C++ has default-constructed an instance of Person, with two empty strings for the name and location member variables. This gives us a valid instance of Person on which to call Person::introduce, and this new instance has been saved in the map for later. But why does it work like this!?

Let’s take a moment to think about the properties of std::vector versus std::map. std::vector needs to be explicitly resized for new indices to exist, and the items at those indices are preallocated, ready to use. But with a std::map, it’s permitted to assign to any key, at any time, in any order, meaning that all given keys are always valid for an assignment.

This property, combined with C++’s pool of operators, means we have to make a compromise which gives us this unintuitive result. If aaron is a Person instance, then this code…

people["Aaron"] = aaron;

…performs two main steps:

  1. Invoke Person::operator[] with the key "Aaron", to retrieve a reference to the item
  2. Copy-assign aaron into that reference

The invocation of Person::operator[] doesn’t have any context for how the result will actually be used! It could be as a “getter” or a “setter”, but the operator implementation doesn’t know this; it’s just being asked to return a reference.

Just in case the result is being assigned into, std::map needs to allocate a new Person and return a reference to it, which can then be copy-assigned into. This has a knock-on effect in the “getter” semantics, where requesting a key which doesn’t exist will give you a default-constructed instance of the type.

These characteristics mean you can’t write a C++ key-value collection which can both create new assignments and also detect out-of-bounds access through the [] operator, unless you have some kind of proxy object being returned by your operator[] implementation.

Rust works around this issue by implementing Index but not IndexMut for dictionary types like HashMap. This means you can access hashes for immutable access, implying the key already exists, but not for mutable access. This removes the footgun of silently creating items, but means that alternative methods must be used for inserting new items.

It seems that dynamic languages have this figured out, though. Both Python and Ruby provide overridable “index assignment” operators, which can be used specifically for cases like this. For example, suppose we wanted to implement a Ruby dictionary which throws an exception rather than returning nil on a non-existent key:

class Dictionary
    def initialize
        @items = {}
    end

    # Indexing operator
    def [](key)
        raise "no key `#{key}`" unless @items.has_key? key
        @items[key]
    end

    # Index-assignment operator
    def []=(key, value)
        @items[key] = value
    end
end

dict = Dictionary.new
dict["foo"] = 2
dict["foo"] # => 2
dict["bar"] # => no key `bar`

Conclusion

As with many decisions in programming language design, the right choice comes down to exactly how the rest of the language works. I think that, for many of the languages I’ve discussed here, their chosen approach is the right one for that language.

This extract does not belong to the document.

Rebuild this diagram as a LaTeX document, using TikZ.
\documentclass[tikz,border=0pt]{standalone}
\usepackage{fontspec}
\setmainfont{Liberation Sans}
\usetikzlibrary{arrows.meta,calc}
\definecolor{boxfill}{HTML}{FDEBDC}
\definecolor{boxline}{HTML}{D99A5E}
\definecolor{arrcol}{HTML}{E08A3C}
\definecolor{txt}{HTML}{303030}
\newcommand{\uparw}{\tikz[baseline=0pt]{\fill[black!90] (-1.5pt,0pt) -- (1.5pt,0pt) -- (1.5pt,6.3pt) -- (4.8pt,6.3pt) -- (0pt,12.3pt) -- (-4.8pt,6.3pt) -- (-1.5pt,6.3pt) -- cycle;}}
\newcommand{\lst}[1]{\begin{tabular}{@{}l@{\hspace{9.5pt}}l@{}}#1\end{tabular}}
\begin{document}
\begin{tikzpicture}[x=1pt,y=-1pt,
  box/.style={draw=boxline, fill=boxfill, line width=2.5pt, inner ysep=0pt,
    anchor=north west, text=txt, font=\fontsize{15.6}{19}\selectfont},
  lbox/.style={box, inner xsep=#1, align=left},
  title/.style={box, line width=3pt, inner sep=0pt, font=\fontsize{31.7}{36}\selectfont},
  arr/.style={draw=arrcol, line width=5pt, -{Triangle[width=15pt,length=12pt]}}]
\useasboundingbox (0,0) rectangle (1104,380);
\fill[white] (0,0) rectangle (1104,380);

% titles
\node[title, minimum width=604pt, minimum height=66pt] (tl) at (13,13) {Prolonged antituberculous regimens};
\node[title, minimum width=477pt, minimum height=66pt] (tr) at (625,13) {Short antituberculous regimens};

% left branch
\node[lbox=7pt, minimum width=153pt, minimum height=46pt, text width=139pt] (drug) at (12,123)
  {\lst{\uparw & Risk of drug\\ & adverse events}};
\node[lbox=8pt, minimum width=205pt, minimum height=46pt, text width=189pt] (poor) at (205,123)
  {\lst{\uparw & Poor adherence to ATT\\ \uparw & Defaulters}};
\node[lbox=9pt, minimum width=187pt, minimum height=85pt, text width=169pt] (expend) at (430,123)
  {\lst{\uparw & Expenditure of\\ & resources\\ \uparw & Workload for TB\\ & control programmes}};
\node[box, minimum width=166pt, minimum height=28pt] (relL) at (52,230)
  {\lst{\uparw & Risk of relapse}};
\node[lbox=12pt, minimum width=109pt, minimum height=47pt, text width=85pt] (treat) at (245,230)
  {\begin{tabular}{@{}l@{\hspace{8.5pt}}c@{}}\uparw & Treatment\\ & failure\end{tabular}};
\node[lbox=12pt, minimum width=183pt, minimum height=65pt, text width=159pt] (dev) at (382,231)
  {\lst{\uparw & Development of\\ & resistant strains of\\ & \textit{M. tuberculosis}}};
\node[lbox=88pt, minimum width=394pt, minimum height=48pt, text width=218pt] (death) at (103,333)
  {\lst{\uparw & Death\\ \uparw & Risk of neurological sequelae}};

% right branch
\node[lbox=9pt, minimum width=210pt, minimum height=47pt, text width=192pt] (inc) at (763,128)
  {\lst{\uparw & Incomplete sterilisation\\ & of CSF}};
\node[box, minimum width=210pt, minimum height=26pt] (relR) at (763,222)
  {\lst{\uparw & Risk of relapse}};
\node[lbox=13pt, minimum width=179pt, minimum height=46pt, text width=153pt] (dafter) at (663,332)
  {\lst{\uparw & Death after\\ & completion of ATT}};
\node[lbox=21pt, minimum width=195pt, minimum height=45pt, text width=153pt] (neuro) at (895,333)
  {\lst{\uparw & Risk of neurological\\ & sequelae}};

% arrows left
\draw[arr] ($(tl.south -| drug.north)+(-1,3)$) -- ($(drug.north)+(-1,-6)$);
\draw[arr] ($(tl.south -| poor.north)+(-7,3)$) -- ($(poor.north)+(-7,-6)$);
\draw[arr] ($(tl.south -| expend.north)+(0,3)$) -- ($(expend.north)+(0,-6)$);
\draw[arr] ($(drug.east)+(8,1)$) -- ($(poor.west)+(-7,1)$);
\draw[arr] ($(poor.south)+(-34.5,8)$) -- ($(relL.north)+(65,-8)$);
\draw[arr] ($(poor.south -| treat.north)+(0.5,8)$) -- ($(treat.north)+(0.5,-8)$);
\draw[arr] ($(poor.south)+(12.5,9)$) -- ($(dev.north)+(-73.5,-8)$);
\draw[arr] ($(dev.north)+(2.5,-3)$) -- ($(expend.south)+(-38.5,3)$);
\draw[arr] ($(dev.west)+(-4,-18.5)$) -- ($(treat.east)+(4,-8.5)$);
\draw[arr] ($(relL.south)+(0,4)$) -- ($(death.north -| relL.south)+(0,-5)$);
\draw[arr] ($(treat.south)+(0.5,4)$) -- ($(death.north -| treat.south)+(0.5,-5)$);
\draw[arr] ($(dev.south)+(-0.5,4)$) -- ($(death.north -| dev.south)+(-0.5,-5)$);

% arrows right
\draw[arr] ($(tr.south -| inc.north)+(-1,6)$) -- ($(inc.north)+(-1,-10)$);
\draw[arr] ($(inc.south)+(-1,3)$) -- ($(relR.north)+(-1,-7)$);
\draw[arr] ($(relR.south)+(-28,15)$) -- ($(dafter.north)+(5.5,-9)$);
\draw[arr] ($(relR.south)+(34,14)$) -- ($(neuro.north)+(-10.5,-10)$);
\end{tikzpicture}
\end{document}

Exceptions are a regular occurrence when developing C# or Java code, and it fits Python’s “ask for forgiveness” mantra, so for those languages throwing an exception makes sense and feels consistent.

In highly-dynamic, “anything-goes” languages like JavaScript and Ruby, returning a null value which can be handled or substituted as desired fits nicely.

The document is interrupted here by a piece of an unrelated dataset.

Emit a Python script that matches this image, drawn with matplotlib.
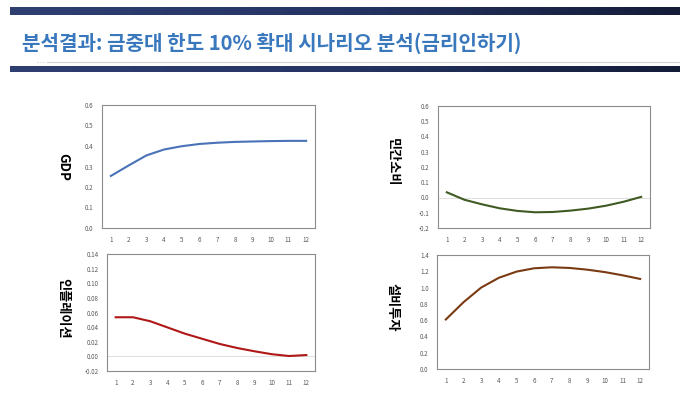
import numpy as np
import matplotlib.pyplot as plt
from matplotlib.colors import LinearSegmentedColormap

plt.rcParams['font.family'] = ['Noto Sans CJK KR', 'DejaVu Sans']

title = "분석결과: 금중대 한도 10% 확대 시나리오 분석(금리인하기)"

periods = list(range(1, 13))

gdp = [0.254, 0.305, 0.354, 0.383, 0.399, 0.410, 0.416, 0.420, 0.422, 0.424, 0.425, 0.425]
consumption = [0.034, -0.015, -0.045, -0.071, -0.088, -0.097, -0.095, -0.086, -0.073, -0.054, -0.028, 0.004]
inflation = [0.0535, 0.0535, 0.048, 0.0395, 0.031, 0.024, 0.017, 0.0115, 0.007, 0.003, 0.0005, 0.0018]
investment = [0.608, 0.82, 1.0, 1.12, 1.196, 1.237, 1.249, 1.241, 1.22, 1.19, 1.151, 1.106]

W, H = 680, 397
fig = plt.figure(figsize=(W / 100, H / 100), dpi=100)


def box(x0, y0, x1, y1):
    # pixel box (top-left origin) -> figure fraction
    return [x0 / W, 1 - y1 / H, (x1 - x0) / W, (y1 - y0) / H]


# header bars
navy = LinearSegmentedColormap.from_list('nv', ['#2f3f72', '#253463', '#141c38'])
grad = np.linspace(0, 1, 256).reshape(1, -1)
for y0, y1 in [(7, 15), (66, 72)]:
    bar = fig.add_axes(box(10, y0, 680, y1))
    bar.imshow(grad, aspect='auto', cmap=navy)
    bar.axis('off')

fig.add_artist(plt.Line2D([47 / W, 1], [1 - 62 / H] * 2, color='#d0d0d0', lw=0.8))
fig.add_artist(plt.Line2D([37 / W, 45 / W], [1 - 62 / H] * 2, color='#d0d0d0', lw=0.8, ls=':'))

fig.text(22 / W, 1 - 43 / H, title, fontsize=14.5, fontweight='heavy', color='#3a78bd',
         va='center', ha='left')

panels = [
    (gdp, '#4a72b8', (0.0, 0.6), 0.1, '{:.1f}', box(102, 105, 315, 228), 'GDP', (63, 167)),
    (consumption, '#3f5a22', (-0.2, 0.6), 0.1, '{:.1f}', box(438, 106, 650, 228), '민간소비', (393, 162)),
    (inflation, '#b01818', (-0.02, 0.14), 0.02, '{:.2f}', box(107, 254, 315, 371), '인플레이션', (63, 308)),
    (investment, '#7a3a12', (0.0, 1.4), 0.2, '{:.1f}', box(437, 255, 649, 369), '설비투자', (393, 307)),
]

for vals, color, ylim, step, fmt, rect, label, (lx, ly) in panels:
    ax = fig.add_axes(rect)
    ax.plot(periods, vals, color=color, lw=1.5)
    ax.set_xlim(0.5, 12.5)
    ax.set_ylim(*ylim)
    yt = np.arange(ylim[0], ylim[1] + step / 2, step)
    ax.set_yticks(yt)
    ax.set_yticklabels([fmt.format(0.0 if abs(v) < 1e-9 else v) for v in yt])
    ax.set_xticks(periods)
    if ylim[0] < 0:
        ax.axhline(0, color='#d9d9d9', lw=0.6, zorder=0)
    ax.tick_params(length=0, labelsize=4.5, labelcolor='#595959', pad=6)
    for s in ax.spines.values():
        s.set_color('#8c8c8c')
        s.set_linewidth(0.8)
    fig.text(lx / W, 1 - ly / H, label, fontsize=9.5, fontweight='heavy', rotation=270,
             ha='center', va='center', color='black')

fig.savefig('out.png', dpi=100)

Panicking skips the performance overhead of exceptions, and the syntactic burden of unwrapping a result type, and type signatures of container accesses in languages which use this approach clearly indicate that panicking is the only possible behaviour for an out-of-bounds access.

And C… well, it has many other ways to cause undefined behaviour, so I suppose it’s consistent for out-of-bounds access to provide one more!

C++ may be the only decision I disagree with - I feel the STL containers were a good opportunity to add some additional safety to the language.

Hopefully this has served as an interesting insight into the semantics of some different languages, and how they approach what seems like a mundane edge-case!